The task: Restate the data below word for word. Skip any images it contains.

Supplied material:
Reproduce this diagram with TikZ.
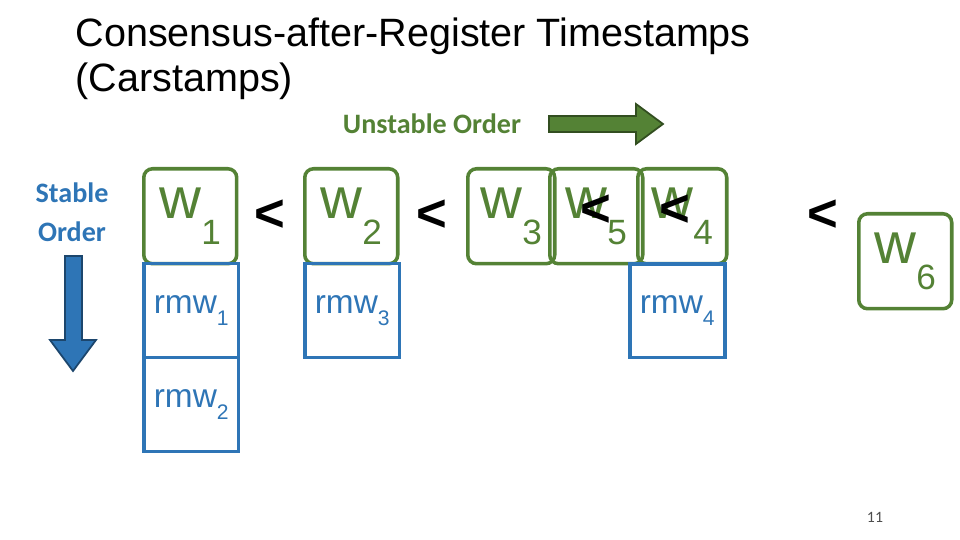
\documentclass[tikz,border=0pt]{standalone}
\usepackage{fontspec}
\setmainfont{Liberation Sans}
\newfontfamily\calib{Carlito}
\usetikzlibrary{positioning}
\usetikzlibrary{arrows.meta}
\definecolor{wgreen}{HTML}{548235}
\definecolor{wblue}{HTML}{2E75B6}
\newcommand{\wsub}[1]{w\raisebox{-0.45em}{\fontsize{20}{20}\selectfont #1}}
\newcommand{\rsub}[1]{rmw\raisebox{-0.35em}{\fontsize{12}{12}\selectfont #1}}

\begin{document}
\begin{tikzpicture}[x=0.02cm, y=-0.02cm, line width = 2pt]

    \tikzset{
        wbox/.style = {draw = wgreen, rounded corners = 5pt, minimum width = 1.86cm, minimum height = 1.9cm, text = wgreen, font = \fontsize{33}{33}\selectfont, inner sep = 0pt, anchor = north west},
        rbox/.style = {draw = wblue, minimum width = 1.9cm, minimum height = 1.88cm, text = wblue, font = \fontsize{19}{19}\selectfont, inner sep = 0pt, anchor = north west},
        lt/.style = {font = \fontsize{30}{30}\selectfont\bfseries}
    }

    \useasboundingbox (0,0) rectangle (960,540);

    % title
    \node (title) [anchor = north west, align = left, font = \fontsize{22.5}{26}\selectfont] at (68,10) {Consensus-after-Register Timestamps\\(Carstamps)};

    % order labels
    \node (unst) [text = wgreen, font = \calib\fontsize{16}{16}\selectfont\bfseries] at (432,124) {Unstable Order};
    \node (stab) [text = wblue, font = \calib\fontsize{16}{22}\selectfont\bfseries, align = center] at (72,212) {Stable\\Order};

    \draw[wgreen!60!black, line width = 1pt, fill = wgreen] (549,116) -- (636,116) -- (636,104) -- (663,124) -- (636,144) -- (636,132) -- (549,132) -- cycle;
    \draw[wblue!60!black, line width = 1pt, fill = wblue] (65,256) -- (82,256) -- (82,340) -- (96,340) -- (73,371) -- (50,340) -- (65,340) -- cycle;

    % write boxes
    \node (w1) [wbox] at (142,167) {\wsub{1}};
    \node (w2) [wbox] at (303,167) {\wsub{2}};
    \node (w3) [wbox, minimum width = 1.74cm] at (466,167) {\wsub{3}};
    \node (w5) [wbox] at (548,167) {\wsub{5}};
    \node (w4) [wbox, minimum width = 1.78cm] at (636,167) {\wsub{4}};
    \node (w6) [wbox] at (857,212) {\wsub{6}};

    % rmw boxes
    \node (r1) [rbox, below = -2pt of w1.south west, anchor = north west] {\rsub{1}};
    \node (r2) [rbox, below = -2pt of r1.south west, anchor = north west] {\rsub{2}};
    \node (r3) [rbox, below = -2pt of w2.south west, anchor = north west] {\rsub{3}};
    \node (r4) [rbox] at (628,262) {\rsub{4}};

    % ordering signs
    \node (lt1) [lt] at (270,216) {<};
    \node (lt2) [lt] at (432,216) {<};
    \node (lt3) [lt] at (596,211) {<};
    \node (lt4) [lt] at (675,211) {<};
    \node (lt5) [lt] at (823,216) {<};

    % page number
    \node (pg) [font = \calib\fontsize{9}{9}\selectfont, text = black!70] at (875,517) {11};

\end{tikzpicture}
\end{document}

Response below:
Reproduce this diagram with TikZ.
\documentclass[tikz,border=0pt]{standalone}
\usepackage{fontspec}
\setmainfont{Liberation Sans}
\newfontfamily\calib{Carlito}
\usetikzlibrary{positioning}
\usetikzlibrary{arrows.meta}
\definecolor{wgreen}{HTML}{548235}
\definecolor{wblue}{HTML}{2E75B6}
\newcommand{\wsub}[1]{w\raisebox{-0.45em}{\fontsize{20}{20}\selectfont #1}}
\newcommand{\rsub}[1]{rmw\raisebox{-0.35em}{\fontsize{12}{12}\selectfont #1}}

\begin{document}
\begin{tikzpicture}[x=0.02cm, y=-0.02cm, line width = 2pt]

    \tikzset{
        wbox/.style = {draw = wgreen, rounded corners = 5pt, minimum width = 1.86cm, minimum height = 1.9cm, text = wgreen, font = \fontsize{33}{33}\selectfont, inner sep = 0pt, anchor = north west},
        rbox/.style = {draw = wblue, minimum width = 1.9cm, minimum height = 1.88cm, text = wblue, font = \fontsize{19}{19}\selectfont, inner sep = 0pt, anchor = north west},
        lt/.style = {font = \fontsize{30}{30}\selectfont\bfseries}
    }

    \useasboundingbox (0,0) rectangle (960,540);

    % title
    \node (title) [anchor = north west, align = left, font = \fontsize{22.5}{26}\selectfont] at (68,10) {Consensus-after-Register Timestamps\\(Carstamps)};

    % order labels
    \node (unst) [text = wgreen, font = \calib\fontsize{16}{16}\selectfont\bfseries] at (432,124) {Unstable Order};
    \node (stab) [text = wblue, font = \calib\fontsize{16}{22}\selectfont\bfseries, align = center] at (72,212) {Stable\\Order};

    \draw[wgreen!60!black, line width = 1pt, fill = wgreen] (549,116) -- (636,116) -- (636,104) -- (663,124) -- (636,144) -- (636,132) -- (549,132) -- cycle;
    \draw[wblue!60!black, line width = 1pt, fill = wblue] (65,256) -- (82,256) -- (82,340) -- (96,340) -- (73,371) -- (50,340) -- (65,340) -- cycle;

    % write boxes
    \node (w1) [wbox] at (142,167) {\wsub{1}};
    \node (w2) [wbox] at (303,167) {\wsub{2}};
    \node (w3) [wbox, minimum width = 1.74cm] at (466,167) {\wsub{3}};
    \node (w5) [wbox] at (548,167) {\wsub{5}};
    \node (w4) [wbox, minimum width = 1.78cm] at (636,167) {\wsub{4}};
    \node (w6) [wbox] at (857,212) {\wsub{6}};

    % rmw boxes
    \node (r1) [rbox, below = -2pt of w1.south west, anchor = north west] {\rsub{1}};
    \node (r2) [rbox, below = -2pt of r1.south west, anchor = north west] {\rsub{2}};
    \node (r3) [rbox, below = -2pt of w2.south west, anchor = north west] {\rsub{3}};
    \node (r4) [rbox] at (628,262) {\rsub{4}};

    % ordering signs
    \node (lt1) [lt] at (270,216) {<};
    \node (lt2) [lt] at (432,216) {<};
    \node (lt3) [lt] at (596,211) {<};
    \node (lt4) [lt] at (675,211) {<};
    \node (lt5) [lt] at (823,216) {<};

    % page number
    \node (pg) [font = \calib\fontsize{9}{9}\selectfont, text = black!70] at (875,517) {11};

\end{tikzpicture}
\end{document}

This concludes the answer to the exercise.